I can understand x is assigned the value 5, because we told it to take the value before increment.

However, it must still do the increment, so is this done on a temporary value?

I don't understand Java bytecode but it dissassembles as follows.

  public static void main(java.lang.String[]);
Code:
   0: iconst_5
   1: istore_1
   2: iload_1
   3: iinc          1, 1
   6: istore_1
   7: getstatic     #2                  // Field java/lang/System.out:Ljava/io/PrintStream;
  10: iload_1
  11: invokevirtual #3                  // Method java/io/PrintStream.println:(I)V
  14: return

I can't see where it's creating a temp. What's really going on?

Answer 1

However, it must still do the increment, so is this done on a temporary value?

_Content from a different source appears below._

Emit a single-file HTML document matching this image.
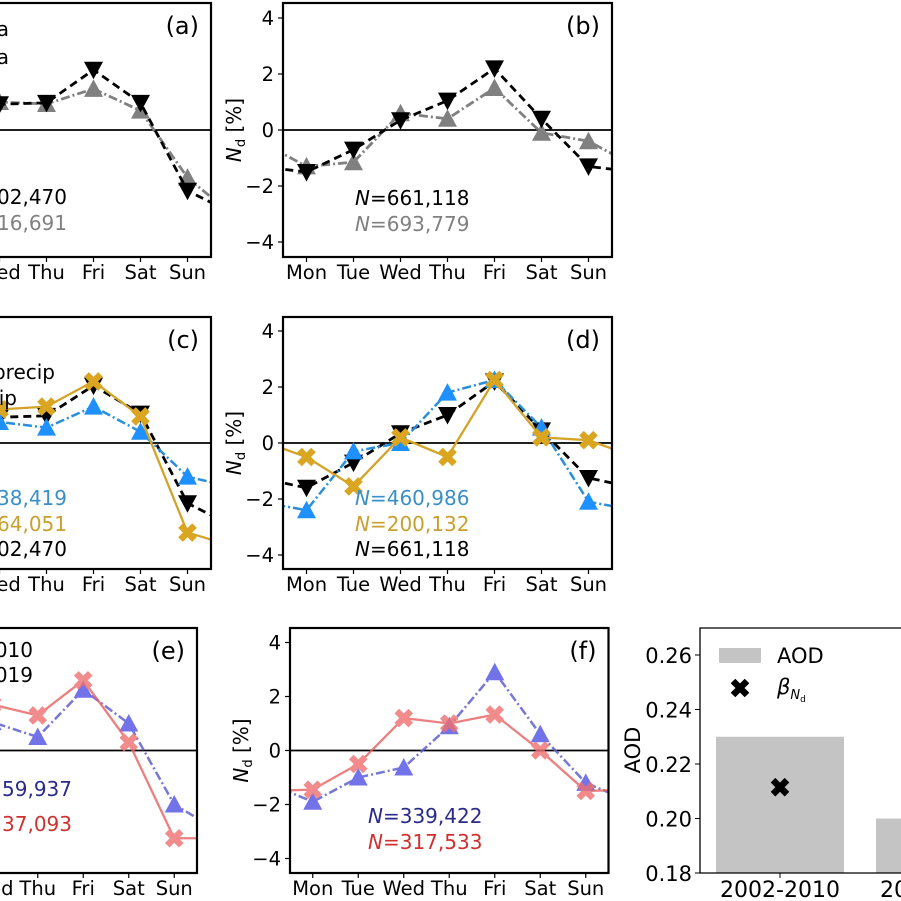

Why? If the operation has no visible effect, there is no need to perform it.

What happens here is:

1. the expression x++ is evaluated. The result is 5.
2. the variable x is incremented, as a side effect the ++ operator.
3. the variable x is assigned the value of the expression in (1), which is 5,

At the end x unambigously has the value 5. An optimising compiler can remove the ++ operation, since it has no effect on the final value of x, or any other part of the program.

In the case of Java, optimisations occur not only in the compiler but also in the runtime. Therefore, even if the assembly contains "iinc", this could well be optimised away later.

Here is an example of optimised C compiler output. As you can see it doesn't contain the increment operation:

https://godbolt.org/g/2iTLhZ

Note: your compiler may warn that the expression "may be undefined". This is because in C, the right-hand and left-hand sides of an assignment are evaluated in an unspecified order. As we can see, either order gives the same result in this particular example (since the left-hand side is a constant reference) but it's something to be aware of.